AMONG THE MANY questions I have never been asked is why there is a small crystal ball suspended from a rather grimy pink string hanging from the broken lamp that occupies a sizable section of my desk.
It is possibly the most useless piece of gardening equipage in my arsenal of gardening implements.
Equipage, by the way, and since I just double-checked with Encarta, means: “The equipment and supplies needed for an undertaking, especially a military expedition.”
Which about sums up gardening tools, yes?
The crystal is supposed to sense the plant’s desires, the which way it wants to nestle into the pot or the earth. The “do I need water or not.” The hunger for an 8-0-24 or 10-10-10 fertilizer.
All you need to do is hold the string (allowing enough string for it to dangle freely) with a weight suspended (I use a crystal since I happen to have such things handy, but anything with just enough heft to keep the string taut will do) between thumb and forefinger above whichever plant is troubling you.
Amazon offers a rather pretty amethyst number that is “12 Facet Reiki Charged,” which could mean it’s a good deal, for $5.20, chain and shipping included. 547 customers gave it 4.5 stars. 15 questions are answered.

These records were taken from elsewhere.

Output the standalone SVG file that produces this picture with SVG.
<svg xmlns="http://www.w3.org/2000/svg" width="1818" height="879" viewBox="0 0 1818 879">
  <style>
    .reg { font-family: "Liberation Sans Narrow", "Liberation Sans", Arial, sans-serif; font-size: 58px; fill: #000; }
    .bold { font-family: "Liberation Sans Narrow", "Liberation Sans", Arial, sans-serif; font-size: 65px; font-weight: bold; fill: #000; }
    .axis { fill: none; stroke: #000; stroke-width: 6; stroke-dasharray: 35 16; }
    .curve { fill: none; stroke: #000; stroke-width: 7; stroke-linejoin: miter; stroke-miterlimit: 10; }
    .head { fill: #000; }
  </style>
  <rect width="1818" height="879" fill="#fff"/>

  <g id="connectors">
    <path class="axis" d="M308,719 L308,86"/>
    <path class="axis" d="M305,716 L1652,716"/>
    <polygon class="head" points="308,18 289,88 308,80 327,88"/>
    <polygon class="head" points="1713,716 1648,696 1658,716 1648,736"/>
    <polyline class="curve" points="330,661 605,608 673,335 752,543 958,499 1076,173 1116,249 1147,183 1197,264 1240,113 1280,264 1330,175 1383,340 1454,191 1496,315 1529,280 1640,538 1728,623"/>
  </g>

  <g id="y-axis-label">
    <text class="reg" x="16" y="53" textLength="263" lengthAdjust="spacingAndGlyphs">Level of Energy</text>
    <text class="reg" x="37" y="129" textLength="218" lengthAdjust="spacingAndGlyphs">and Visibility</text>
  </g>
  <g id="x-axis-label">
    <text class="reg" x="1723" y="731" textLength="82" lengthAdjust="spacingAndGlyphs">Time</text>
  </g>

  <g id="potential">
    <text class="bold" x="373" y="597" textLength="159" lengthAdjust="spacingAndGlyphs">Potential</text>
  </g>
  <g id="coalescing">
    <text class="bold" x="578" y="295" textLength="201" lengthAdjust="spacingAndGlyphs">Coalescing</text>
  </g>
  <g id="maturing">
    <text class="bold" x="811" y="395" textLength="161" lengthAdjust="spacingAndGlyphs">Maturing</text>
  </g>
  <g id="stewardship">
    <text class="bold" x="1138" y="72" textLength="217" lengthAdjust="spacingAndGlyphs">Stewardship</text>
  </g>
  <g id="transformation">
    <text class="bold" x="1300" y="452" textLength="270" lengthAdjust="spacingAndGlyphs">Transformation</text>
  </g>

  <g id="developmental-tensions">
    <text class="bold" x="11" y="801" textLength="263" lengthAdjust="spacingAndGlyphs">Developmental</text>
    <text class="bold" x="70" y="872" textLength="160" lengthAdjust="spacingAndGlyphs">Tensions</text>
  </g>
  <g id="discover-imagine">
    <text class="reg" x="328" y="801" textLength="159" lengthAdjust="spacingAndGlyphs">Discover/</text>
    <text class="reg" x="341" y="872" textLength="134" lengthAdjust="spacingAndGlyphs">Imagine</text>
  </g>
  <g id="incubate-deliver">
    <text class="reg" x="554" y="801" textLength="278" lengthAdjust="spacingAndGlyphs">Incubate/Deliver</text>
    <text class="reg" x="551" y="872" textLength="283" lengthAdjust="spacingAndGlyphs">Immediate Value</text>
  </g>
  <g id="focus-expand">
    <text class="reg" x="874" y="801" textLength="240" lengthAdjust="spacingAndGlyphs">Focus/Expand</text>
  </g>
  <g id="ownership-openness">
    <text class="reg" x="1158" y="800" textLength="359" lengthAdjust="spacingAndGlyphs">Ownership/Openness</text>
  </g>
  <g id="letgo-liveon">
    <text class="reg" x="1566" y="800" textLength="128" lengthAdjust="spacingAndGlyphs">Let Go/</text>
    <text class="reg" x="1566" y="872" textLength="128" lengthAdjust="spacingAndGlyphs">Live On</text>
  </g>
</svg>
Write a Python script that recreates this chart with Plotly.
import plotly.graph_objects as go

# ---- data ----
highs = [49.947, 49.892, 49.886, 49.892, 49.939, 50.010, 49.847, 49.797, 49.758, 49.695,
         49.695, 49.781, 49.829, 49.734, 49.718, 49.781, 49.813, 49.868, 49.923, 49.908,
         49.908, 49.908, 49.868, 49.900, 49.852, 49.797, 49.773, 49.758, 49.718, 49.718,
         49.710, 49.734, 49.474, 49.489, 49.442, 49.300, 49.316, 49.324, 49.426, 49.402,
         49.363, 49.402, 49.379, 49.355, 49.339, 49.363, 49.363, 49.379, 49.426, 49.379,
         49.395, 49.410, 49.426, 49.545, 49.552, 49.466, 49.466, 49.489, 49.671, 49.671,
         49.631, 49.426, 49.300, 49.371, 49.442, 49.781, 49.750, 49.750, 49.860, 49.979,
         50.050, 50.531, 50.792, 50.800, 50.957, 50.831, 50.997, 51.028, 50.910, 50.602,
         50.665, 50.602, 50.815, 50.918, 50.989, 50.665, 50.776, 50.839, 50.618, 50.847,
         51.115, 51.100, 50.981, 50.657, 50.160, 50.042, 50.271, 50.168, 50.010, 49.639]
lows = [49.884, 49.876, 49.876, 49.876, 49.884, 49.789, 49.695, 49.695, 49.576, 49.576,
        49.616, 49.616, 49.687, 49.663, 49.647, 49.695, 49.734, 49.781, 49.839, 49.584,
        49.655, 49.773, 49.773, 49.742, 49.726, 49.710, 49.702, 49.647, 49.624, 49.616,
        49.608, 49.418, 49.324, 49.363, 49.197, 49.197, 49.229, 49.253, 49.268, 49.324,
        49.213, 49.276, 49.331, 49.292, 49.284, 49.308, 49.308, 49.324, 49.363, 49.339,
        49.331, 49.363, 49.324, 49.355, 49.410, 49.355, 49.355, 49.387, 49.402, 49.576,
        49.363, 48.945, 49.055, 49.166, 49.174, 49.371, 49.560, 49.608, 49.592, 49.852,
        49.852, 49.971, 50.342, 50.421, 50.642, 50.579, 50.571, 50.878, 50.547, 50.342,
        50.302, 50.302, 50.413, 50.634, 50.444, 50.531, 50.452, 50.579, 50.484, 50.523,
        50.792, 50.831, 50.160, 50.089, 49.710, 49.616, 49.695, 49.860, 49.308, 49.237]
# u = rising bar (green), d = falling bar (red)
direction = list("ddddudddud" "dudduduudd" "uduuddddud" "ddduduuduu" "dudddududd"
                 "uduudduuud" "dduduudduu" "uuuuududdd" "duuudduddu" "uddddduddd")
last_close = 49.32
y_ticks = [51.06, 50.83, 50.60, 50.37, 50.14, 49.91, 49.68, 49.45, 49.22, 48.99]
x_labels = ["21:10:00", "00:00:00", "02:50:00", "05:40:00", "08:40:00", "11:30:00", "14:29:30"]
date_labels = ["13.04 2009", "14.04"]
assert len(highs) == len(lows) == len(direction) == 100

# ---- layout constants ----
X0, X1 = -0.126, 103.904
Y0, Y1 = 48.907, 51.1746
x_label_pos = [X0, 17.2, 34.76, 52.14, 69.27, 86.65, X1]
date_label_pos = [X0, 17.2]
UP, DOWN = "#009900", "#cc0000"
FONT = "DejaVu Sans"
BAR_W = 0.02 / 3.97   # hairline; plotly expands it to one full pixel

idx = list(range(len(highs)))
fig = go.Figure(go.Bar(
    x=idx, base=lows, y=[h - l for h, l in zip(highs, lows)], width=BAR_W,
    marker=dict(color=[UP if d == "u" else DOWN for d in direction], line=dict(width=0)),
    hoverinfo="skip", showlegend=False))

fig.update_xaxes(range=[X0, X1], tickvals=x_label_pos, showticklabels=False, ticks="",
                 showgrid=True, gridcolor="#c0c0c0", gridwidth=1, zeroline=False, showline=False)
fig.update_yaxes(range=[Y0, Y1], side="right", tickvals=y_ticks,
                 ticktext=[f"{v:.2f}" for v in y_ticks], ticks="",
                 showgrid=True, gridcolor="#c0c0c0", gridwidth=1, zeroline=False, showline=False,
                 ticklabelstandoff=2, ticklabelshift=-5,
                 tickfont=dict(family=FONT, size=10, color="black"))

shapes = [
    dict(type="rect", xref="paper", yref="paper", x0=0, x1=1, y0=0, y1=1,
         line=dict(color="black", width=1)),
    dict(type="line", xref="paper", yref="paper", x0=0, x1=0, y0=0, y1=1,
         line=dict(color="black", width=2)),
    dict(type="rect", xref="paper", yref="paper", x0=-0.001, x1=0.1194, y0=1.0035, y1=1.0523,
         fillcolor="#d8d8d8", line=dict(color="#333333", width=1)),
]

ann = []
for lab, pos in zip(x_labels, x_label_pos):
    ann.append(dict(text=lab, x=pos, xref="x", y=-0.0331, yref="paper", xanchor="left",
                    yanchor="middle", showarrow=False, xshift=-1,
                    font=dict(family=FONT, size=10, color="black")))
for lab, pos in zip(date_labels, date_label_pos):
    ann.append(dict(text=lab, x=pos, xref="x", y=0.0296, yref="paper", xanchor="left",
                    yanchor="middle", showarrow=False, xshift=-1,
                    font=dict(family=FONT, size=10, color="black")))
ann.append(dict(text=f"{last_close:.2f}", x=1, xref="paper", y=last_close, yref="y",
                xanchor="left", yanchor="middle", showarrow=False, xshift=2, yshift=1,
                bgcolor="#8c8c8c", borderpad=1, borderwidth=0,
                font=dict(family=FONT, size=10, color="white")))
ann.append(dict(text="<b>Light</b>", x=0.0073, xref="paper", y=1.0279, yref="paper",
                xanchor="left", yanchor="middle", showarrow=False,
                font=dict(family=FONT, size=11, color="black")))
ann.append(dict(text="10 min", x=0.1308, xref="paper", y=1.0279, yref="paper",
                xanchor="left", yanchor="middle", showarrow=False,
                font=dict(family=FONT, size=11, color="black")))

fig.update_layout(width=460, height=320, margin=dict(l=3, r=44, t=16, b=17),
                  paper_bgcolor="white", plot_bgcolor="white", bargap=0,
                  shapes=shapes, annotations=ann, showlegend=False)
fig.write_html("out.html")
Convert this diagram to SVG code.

Now hold it steady and ask, for instance, “Is this planted in the right direction?”
Wait a bit and slooowly the weight will begin to rotate, circling to the right if the direction is correct, to the left if it is not. (Left, is always incorrect, unless we’re discussing politics, when it’s frequently right. And who’s on first, I might add).
Given time, the pendulum will begin to swing round and round, sometimes hesitantly, as if the petunia or mum is uncertain of its desires, and other times it swoops about with wild abandon, as if to say, “Now you’re talking!”
In either event, if it circles left, turn the plant in some direction or other and ask again. Continue until you get it spinning right.
If the health of a plant is suspicious—maybe it is looking forlorn, or even drooping dramatically—do not ask, “Are you dead?” If the answer is yes, it is clearly lying. (But why would it, you’re probably wondering. I don’t think you want to know the answer; lying plants are just unfathomable.)
Instead ask, “Would you care for a drink?” or, perhaps, “More sun?” If there is no response, you can then assume it dead and dispose of it.
Such divining, as it’s technically called, can also be done over vegetables and fruits in the supermarket and is particularly helpful with those that are challenging and expensive, the ones that are particularly frustrating when you get them home and find them . . . inadequate. Take, for instance, honeydew melon, a constant cause of irritation, as its ripeness is particularly difficult to gauge. Just dangle your weight above one and ask, “Are you ripe?” Now stand there quietly, with your string and your weight (as people stare at you like you’re completely insane) and wait for the response.
You can also try this with daily life issues as well, like: Should I get a divorce? Eat a bacon sandwich? Take a nap?
This technique was learned as part of a session of past life therapy that I tried some (many) years ago, as a completely rational alternative to traditional therapy and the expenditure of countless dollars. During the session various things appeared, including a horse, apples, a lake, a cave, some great black clothing and really terrific hair.
I also learned the divining trick, which is, if nothing else, diverting.